Kebijakan khilafah untuk menjaga stabilitas harga di antaranya,
Pertama, menjaga ketersediaan stok pangan supaya suplai dan demand menjadi stabil. Kebijakan tersebut diwujudkan dengan menjamin produksi pertanian hingga distribusinya di dalam negeri berjalan maksimal. Seandainya masih tidak cukup barulah khilafah akan melakukan impor, tapi sifatnya temporer.
Kedua, menjaga rantai tata niaga dengan mencegah dan menghilangkan distorsi pasar. Caranya dengan melarang penimbunan, riba, melarang praktik tengkulak, kartel dan seterusnya. Dilengkapi dengan proses penegakan hukum yang tegas dan berefek jera sesuai aturan Islam.
Dalam khilafah juga ada Qadhi Hisbah yang akan bertugas mengawasi tata niaga di pasar dan menjaga agar bahan makanan yang beredar adalah makanan yang halal dan tayyib. Jadi, para mafia pangan dan kartel tidak akan bisa berkembang dan merusak pasar.
Ketiga, khilafah tidak akan mengambil kebijakan penetapan harga. Sebab hal tersebut dilarang sebagaimana sabda Rasulullah SAW,
"Siapa saja yang melakukan intervensi pada sesuatu dari harga-harga kaum Muslimin untuk menaikkan harga atas mereka, maka adalah bagi Allah untuk mendudukkannya dengan tempat duduk dari api pada hari kiamat kelak."
(HR. Ahmad, Al-Hakim dan Al-Baihaqi
Keempat, khilafah akan mengedukasi masyarakat agar bertakwa dan paham syariat bermuamalah. Suasana ini akan dibentuk mulai dari keluarga dan sistem pendidikan yang diselengharakan negara.
Lalu keberadaan badan pangan, seperti Bulog atau BUMD yang notabene milik negara, maka mereka harus menjalankan fungsi pelayanan, bukan unit bisnis. Jika badan pangan melaksanakan fungsi stabilisator harga dengan operasi pasar, harus steril dari mencari untung. Untuk biaya operasionalnya khilafah bisa memakai dana dari baitul mal (pos kepemilikan negara).
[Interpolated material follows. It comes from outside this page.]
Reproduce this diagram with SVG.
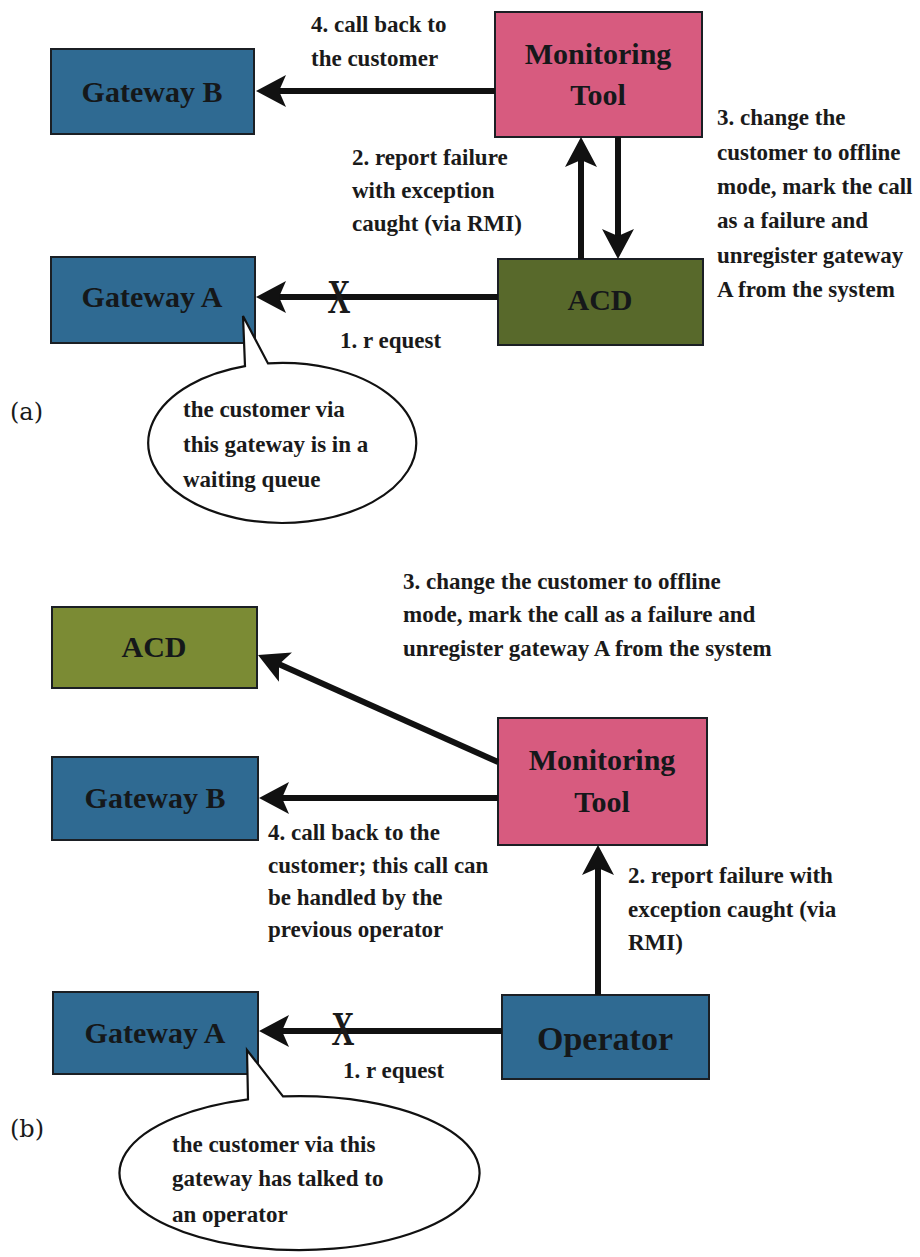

Mekanisme tersebut pernah diterapkan, salah satu diantaranya pada masa Abbasiyah seperti Khalifah Al-Makmun. _ Qadhi Hisbah pada saat itu berfungsi sebagai pengatur pasar, memelihara pasar dari masuknya bahan makanan yang merusak masyarakat, melarang penipuan dalam bidang perdagangan, timbangan dan takaran serta menertibkan aktivitas ikhtiar. Secara berkala para Qadhi Hisbah melakukan inspeksi pada timbangan yang digunakan pedagang dengan membawa timbangan yang sudah sah.
Jadi, masalah kenaikan harga yang melihatnya memang harus memakai kacamata berpolitikan dan sebenarnya kita bisa mengubah keadaan ini dengan cara berjuang mengembalikan sistem khilafah. Caranya dengan kita terus mengkaji Islam kaffah dan berdakwah bersama kelompok Islam ideologis yang istiqamah memperjuangkan agar umat Islam bisa melanjutkan kehidupan Islam dibawah naungan khilafah.